The infinite beauty born of thirty centuries of history has infused the Italian people with an inexorable capacity to bring marvelous objects to life, creations that inspire admiration, emotion and amazement.
Italy provides an idyllic platform where the wealth of fine art inherited from past generations magically meshes with today’s purveyors of beauty, not only in the form of industrial products, particularly from such sectors as design and fashion, but also from the hands of artists in the truest sense of the word.
As public funds are drying up while private fortunes are growing, a vast number of our “beautiful things” are ending up sold to the highest foreign bidder. In fact, there are wealthy speculators, both public and private, whether from Europe, America or Asia, that recognize the beauty that is an integral part of our very identity. They are haphazardly flocking to Italy appropriating more and more items which we, perhaps motivated by some strange form of jealous patriotism, would like to see permanently rooted in Italian soil.
The business initiative known as “Cose Belle d’Italia” has been set up as a means to intercept, however modestly, this river of opportunity.
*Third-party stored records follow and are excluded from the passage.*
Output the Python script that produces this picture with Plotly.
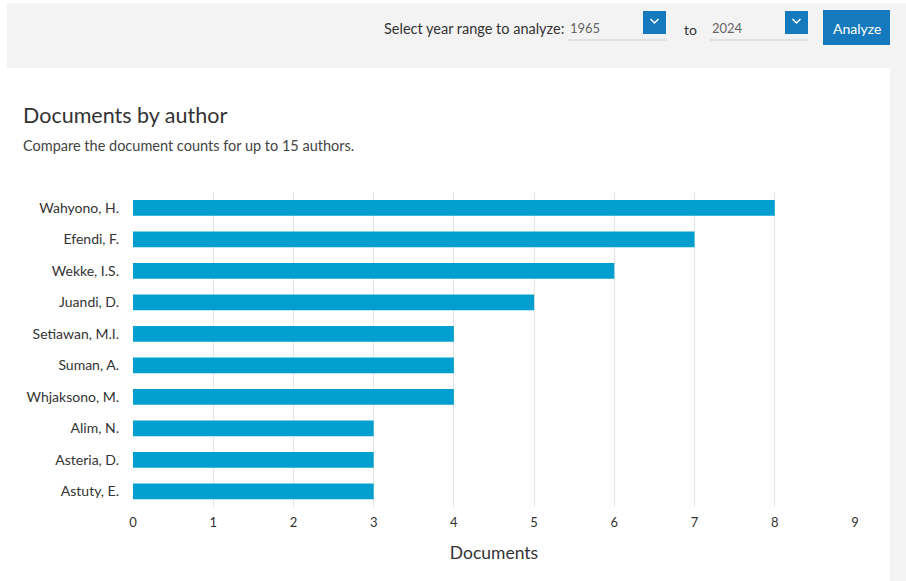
import plotly.graph_objects as go

# Authors and their document counts
authors = ["Wahyono, H.", "Efendi, F.", "Wekke, I.S.", "Juandi, D.", "Setiawan, M.I.",
           "Suman, A.", "Whjaksono, M.", "Alim, N.", "Asteria, D.", "Astuty, E."]
documents = [8, 7, 6, 5, 4, 4, 4, 3, 3, 3]
x_ticks = list(range(0, 10))

W, H = 906, 581
L, R, T, B = 133, 51, 192, 74
PW, PH = W - L - R, H - T - B
FONT = "Lato, 'Open Sans', sans-serif"


def px(x):
    return (x - L) / PW


def py(y):
    return (H - B - y) / PH


fig = go.Figure(go.Bar(
    y=authors, x=documents, orientation="h",
    marker=dict(color="#009fcf", line=dict(width=0)),
    width=0.5, hoverinfo="x+y",
))

shapes = []
# page panels
shapes.append(dict(type="rect", xref="paper", yref="paper", layer="below",
                   x0=px(7), x1=px(W), y0=py(68), y1=py(3),
                   fillcolor="#f3f3f3", line=dict(width=0)))
shapes.append(dict(type="rect", xref="paper", yref="paper", layer="below",
                   x0=px(890), x1=px(W), y0=py(H), y1=py(68),
                   fillcolor="#f3f3f3", line=dict(width=0)))
# year inputs underline
for x0, x1 in [(568, 667), (710, 808)]:
    shapes.append(dict(type="line", xref="paper", yref="paper",
                       x0=px(x0), x1=px(x1), y0=py(40), y1=py(40),
                       line=dict(color="#cfcfcf", width=1)))
# dropdown buttons with chevrons
for x0 in [643, 785]:
    shapes.append(dict(type="rect", xref="paper", yref="paper",
                       x0=px(x0), x1=px(x0 + 23), y0=py(34), y1=py(11),
                       fillcolor="#1479bd", line=dict(width=0)))
    cx, cy = x0 + 11.5, 21
    path = (f"M {px(cx - 4)} {py(cy - 2)} L {px(cx)} {py(cy + 2)} "
            f"L {px(cx + 4)} {py(cy - 2)}")
    shapes.append(dict(type="path", xref="paper", yref="paper", path=path,
                       line=dict(color="white", width=1.5)))
# analyze button
shapes.append(dict(type="rect", xref="paper", yref="paper",
                   x0=px(823), x1=px(890), y0=py(45), y1=py(10),
                   fillcolor="#1479bd", line=dict(width=0)))

annotations = []


def text(x, y, s, size, color="#333333", xanchor="left", family=FONT):
    annotations.append(dict(xref="paper", yref="paper", x=px(x), y=py(y),
                            text=s, showarrow=False, xanchor=xanchor,
                            yanchor="middle",
                            font=dict(family=family, size=size, color=color)))


text(382, 28, "Select year range to analyze:", 14.5)
text(568, 28, "1965", 13, color="#666666")
text(682, 29, "to", 14)
text(710, 28, "2024", 13, color="#666666")
text(856.5, 28, "Analyze", 14, color="white", xanchor="center")
text(21, 115, "Documents by author", 21.5)
text(21, 145, "Compare the document counts for up to 15 authors.", 14.5, color="#444444")

fig.update_layout(
    width=W, height=H,
    margin=dict(l=L, r=R, t=T, b=B, pad=0),
    paper_bgcolor="white", plot_bgcolor="white",
    showlegend=False,
    font=dict(family=FONT, size=14, color="#333333"),
    shapes=shapes, annotations=annotations,
    bargap=0.5,
)
fig.update_xaxes(
    range=[0, 9], tickvals=x_ticks, showgrid=True, gridcolor="#e4e4e4",
    gridwidth=1, zeroline=False, showline=False, ticks="",
    ticklabelstandoff=6,
    tickfont=dict(size=13, color="#333333"),
    title=dict(text="Documents", font=dict(size=17.5, color="#333333"), standoff=17),
)
fig.update_yaxes(
    categoryorder="array", categoryarray=authors[::-1],
    showgrid=False, zeroline=False, showline=False, ticks="",
    ticklabelstandoff=13, tickfont=dict(size=14, color="#333333"),
)

fig.write_html("out.html")
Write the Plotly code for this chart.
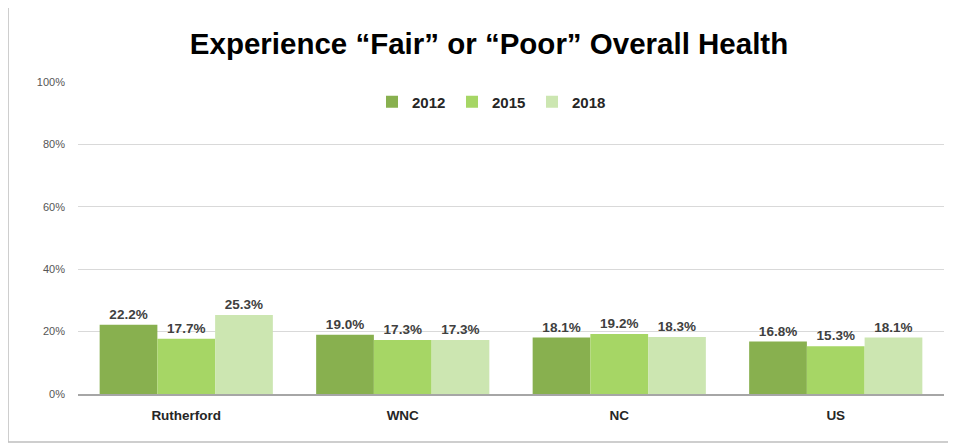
import plotly.graph_objects as go

categories = ["Rutherford", "WNC", "NC", "US"]
years = ["2012", "2015", "2018"]
values_2012 = [22.2, 19.0, 18.1, 16.8]
values_2015 = [17.7, 17.3, 19.2, 15.3]
values_2018 = [25.3, 17.3, 18.3, 18.1]
series = [values_2012, values_2015, values_2018]
colors = ["#88b04f", "#a6d665", "#cce6b1"]
y_ticks = [0, 20, 40, 60, 80, 100]
y_tick_text = ["0%", "20%", "40%", "60%", "80%", "100%"]

OFF = 8  # browser body margin
W, H = 956 - OFF, 443 - OFF
L, R, T, B = 78 - OFF, 12, 82 - OFF, 49
pw, ph = W - L - R, H - T - B

def px_x(x):
    return (x - OFF - L) / pw

def px_y(y):
    return (H - B - (y - OFF)) / ph

fig = go.Figure()
for yr, vals, col in zip(years, series, colors):
    fig.add_trace(go.Bar(
        name=yr, x=categories, y=vals, marker=dict(color=col, line=dict(width=0)),
        text=[f"{v:.1f}%" for v in vals], textposition="outside",
        textfont=dict(family="Liberation Sans", size=13.5, color="#404040", weight="bold"),
        cliponaxis=False,
    ))

fig.update_layout(
    width=W, height=H,
    margin=dict(l=L, r=R, t=T, b=B),
    paper_bgcolor="white", plot_bgcolor="white",
    barmode="group", bargap=0.2, bargroupgap=0,
    font=dict(family="Liberation Sans", color="#404040"),
    title=dict(text="<b>Experience “Fair” or “Poor” Overall Health</b>",
               x=px_x(489), xref="paper", xanchor="center",
               y=1 - (44 - OFF) / H, yref="container", yanchor="middle",
               font=dict(family="Liberation Sans", size=29.5, color="#000000")),
    legend=dict(orientation="h", x=px_x(492), xanchor="center", y=px_y(102), yanchor="middle",
                font=dict(family="Liberation Sans", size=15, color="#262626", weight="bold"),
                itemwidth=30, entrywidth=35, traceorder="normal", bgcolor="rgba(0,0,0,0)"),
    showlegend=True,
)
fig.update_yaxes(range=[0, 100], tickvals=y_ticks, ticktext=y_tick_text,
                 showgrid=True, gridcolor="#d9d9d9", gridwidth=1, zeroline=False,
                 tickfont=dict(family="Liberation Sans", size=11, color="#555555"),
                 ticks="", ticklabelstandoff=12, showline=False, fixedrange=True)
fig.update_xaxes(showline=True, linecolor="#a6a6a6", linewidth=1.5,
                 tickfont=dict(family="Liberation Sans", size=13.5, color="#262626", weight="bold"),
                 ticks="", ticklabelstandoff=8, fixedrange=True)

fig.add_shape(type="rect", xref="paper", yref="paper",
              x0=px_x(8), x1=px_x(962), y0=px_y(442), y1=px_y(7),
              line=dict(color="#bfbfbf", width=1.5), fillcolor="rgba(0,0,0,0)", layer="below")

fig.write_html("out.html")
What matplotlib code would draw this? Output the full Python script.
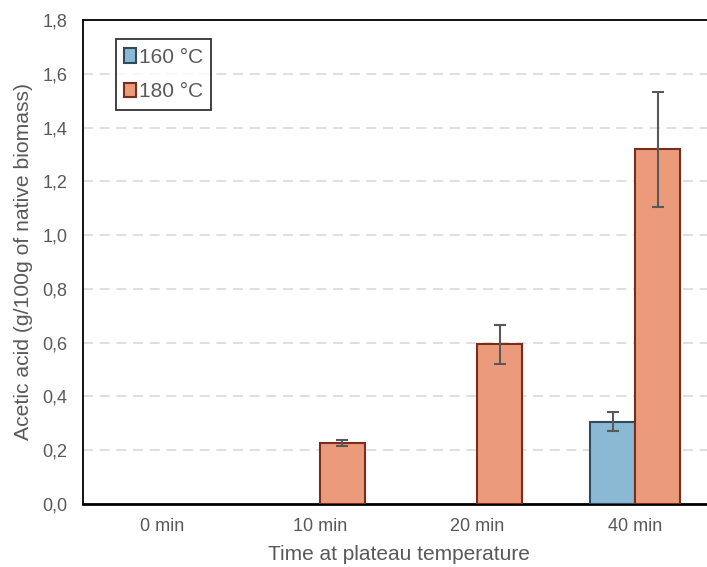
import matplotlib
matplotlib.use("Agg")
import matplotlib.pyplot as plt
import numpy as np
from matplotlib.patches import Patch

plt.rcParams['font.family'] = ['Liberation Sans', 'DejaVu Sans']

# data
times = ['0 min', '10 min', '20 min', '40 min']
acid_160 = [0, 0, 0, 0.306]
err_160 = [0, 0, 0, 0.036]
acid_180 = [0, 0.227, 0.594, 1.319]
err_180 = [0, 0.011, 0.073, 0.215]
show_160 = [False, False, False, True]
show_180 = [False, True, True, True]

fig = plt.figure(figsize=(7.07, 5.67), dpi=100)
ax = fig.add_axes([83/707, 63/567, 1 - 83/707 + 0.01, 484/567])

x = np.arange(len(times))
w = 0.285
gray = '#595959'

for i in range(len(times)):
    if show_160[i]:
        ax.bar(x[i] - w/2, acid_160[i], w, color='#8BB9D4', edgecolor='#2E4A5C', linewidth=1.5, zorder=3)
        ax.errorbar(x[i] - w/2, acid_160[i], yerr=err_160[i], fmt='none', ecolor=gray, elinewidth=1.5, capsize=4, capthick=1.5, zorder=4)
    if show_180[i]:
        ax.bar(x[i] + w/2, acid_180[i], w, color='#EC9A7C', edgecolor='#7A2D1B', linewidth=1.5, zorder=3)
        ax.errorbar(x[i] + w/2, acid_180[i], yerr=err_180[i], fmt='none', ecolor=gray, elinewidth=1.5, capsize=4, capthick=1.5, zorder=4)

ax.set_xlim(-0.5, 3.5)
ax.set_ylim(0, 1.8)
ax.set_xticks(x)
ax.set_xticklabels(times)
yt = np.arange(0, 1.81, 0.2)
ax.set_yticks(yt)
ax.set_yticklabels([f'{v:.1f}'.replace('.', ',') for v in yt])
ax.tick_params(length=0, labelsize=13, colors=gray)
ax.tick_params(axis='y', pad=11)
ax.tick_params(axis='x', pad=10)
ax.yaxis.grid(True, color='#D9D9D9', linestyle=(0, (6, 4)), linewidth=1.2, zorder=0)
ax.set_axisbelow(True)

for s in ['left', 'top']:
    ax.spines[s].set_linewidth(1.3)
ax.spines['bottom'].set_linewidth(2)
ax.spines['right'].set_visible(False)

ax.set_ylabel('Acetic acid (g/100g of native biomass)', fontsize=15.2, color=gray, labelpad=7)
ax.set_xlabel('Time at plateau temperature', fontsize=15, color=gray, labelpad=7)

handles = [Patch(facecolor='#8BB9D4', edgecolor='#2E4A5C', linewidth=1.5, label='160 °C'),
           Patch(facecolor='#EC9A7C', edgecolor='#7A2D1B', linewidth=1.5, label='180 °C')]
leg = ax.legend(handles=handles, loc='upper left', bbox_to_anchor=(0.052, 0.96), fontsize=15,
                frameon=True, fancybox=False, edgecolor='black', handlelength=0.55, handleheight=0.7,
                handletextpad=0.15, labelspacing=0.75, borderpad=0.4, borderaxespad=0)
leg.get_frame().set_linewidth(1.3)
for t in leg.get_texts():
    t.set_color(gray)

fig.savefig('out.png', dpi=100)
The project aims to accomplish this by directing funds towards the purchase, conservation, and appreciation of a carefully selected array of our heirlooms. Such items, due to their Italian provenance, embody our history, geography, culture, customs and inventiveness. They have been universally recognized for their intrinsic qualities as “beautiful,” and therefore “eternal,” as they are expressions of enduring human values.
The fact that this inestimable wealth, housed in a country seemingly incapable of truly appreciating its value, let alone safeguarding it, is the force behind an investment program aimed at the acquisition of beautiful things. This program offers a way to meet multiple goals at once: it can create profit for the investors while recognizing and highlighting the intrinsic value of the objets d’art and their inherent “Italian-ness,” thus providing a sense of ethical and cultural gratification to everyone involved and giving us back some measure of our national pride.